LAPD stands against immigration reforms

Noelle Natividad, Staff Writer

As controversy and division spark across the nation, those caught in the crossfire take a stand of their own.

The police force of LA side with the job description, even as they face government scrutiny and a possible federal offense. When asked whether they would uphold President Trump’s order for deportations and a stronger hold on immigration, Officer Chris Beckman responded, as he told The Los Angeles Times, “At this point in my career, I’d take whatever consequence came down the pipe. So what? Go ahead and suspend me for 10 days. I’m not going to do it.”

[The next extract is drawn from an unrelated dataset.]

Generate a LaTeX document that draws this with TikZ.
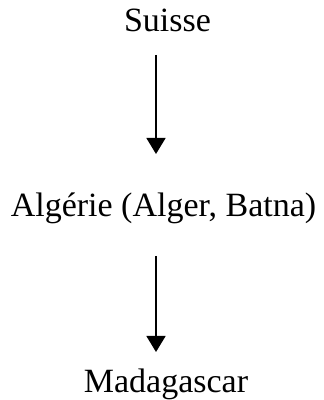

The maelstrom of issued executive orders since Trump’s official inauguration has affected the nation as the moral code of America seemingly wavers, but we often forget that those who are tasked in carrying out those orders have a moral compass of their own. In the vastly liberal LA, the Los Angeles Police Department (LAPD) have come across numerous occasions of road blocks. In one instance, Detective Brent Hopkins relayed, “A day after Donald Trump was elected president, two detectives walked up to a building site in Koreatown. The pair was hoping to find someone who might have witnessed a motorist intentionally knocking down a construction worker. They introduced themselves to a group of Latino workers. The workers got up and walked away. ‘Trump is coming,’ one of them said as he left.”

More and more situations just like those mentioned above keep arising on a day to day basis. Witnesses are refusing to aid officers in fear of being scrutinized for their legal status and with a 50% immigrant population, there aren’t many left to think of the LAPD as the friendly hand of justice.

LAPD Deputy Chief Robert Arcos of Central Bureau commented, “They should be running to us, not away from us. We are here to be their protectors.”

As a way of protecting the cultural diversity of such a prominent city, the city had long since instated “a policy that forbids officers from initiating contact with a person solely to ask about immigration status”. Along with that, the rights of officers are protected by law, making them exempt from having to carry out Trump’s executive order. By a mere technicality, the situation becomes a question of what each officer feels is right to them. This opinion-based decision has been made by the whole with the factors of respect for their higher-ups and background in mind.

However, many agree with Officer Beckman, refusing in order to maintain the value of the judicial system and the relationship this service team has with its people.